Three weeks ago the United States of America experienced something it never should have.
Although the attempted Capitol coup d'etat on January 6 did not elicit the outcome Donald Trump and his ardent supporters intended--namely overturning the democratic election that certified President Joe Biden's win--it successfully demonstrated how fragile our republic is and how close we came to losing it.
While the F.B.I. attempts to sweep up all the perpetrators, over 135 of whom have been captured, new information is coming out every day to suggest the Capitol siege was an inside job.
It's not like it was a surprise.
Trump loyalists all over the country had been planning insurrections for months, acting on Trump's insistence either he win or the election is rigged.
Police agencies all over the country were preparing for unrest for months.
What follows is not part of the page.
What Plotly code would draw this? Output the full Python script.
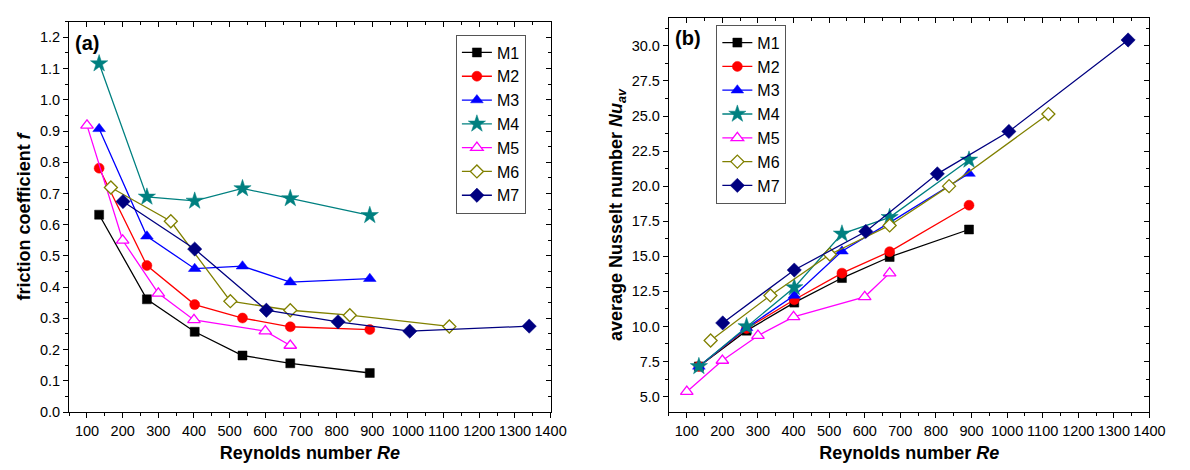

There was even some in D.C. in December.
Two days before the Jan. 6 melee, The Hill ran the headline "DC braces for pro-Trump protests amid Electoral College challenge."
Back in June, the Transition Integrity Project (TIP) helped organize a bipartisan group of Democratic and Republican officials to simulate the day after a possibly contested election, for which every scenario resulted in "street-level violence."
We now know in the week leading up to the insurrection that killed several people, including police officers, top Trump campaign fundraiser Caroline Wren contacted "constitutional conservative" Cindy Chafian via text message about managing operations, logistics, budgeting, funding, and messaging for the Trump rally that culminated in violence.
Caroline Wren was deputy to Donald Trump Jr.'s girlfriend, Kimberly Guilfoyle, at presidential fundraising committee Trump Victory.
As ProPublica reports:
"On Dec. 29, after receiving the budget, Wren instructed Chafian, via text, to hold off on printing event-related slogans 'until we decide what the messaging is and we have no clue on timing because it all depends on the votes that day so we won't know timing for a few more days.' The 'timing' appears to be a reference to Congress' Jan. 6 vote to certify the election results."
That brings us to Jan. 5, the night before the "event."
Trump family members, administration officials, campaign advisers, "January 6" organizers, and at least one United States Senator met at the Washington, D.C. Trump International Hotel.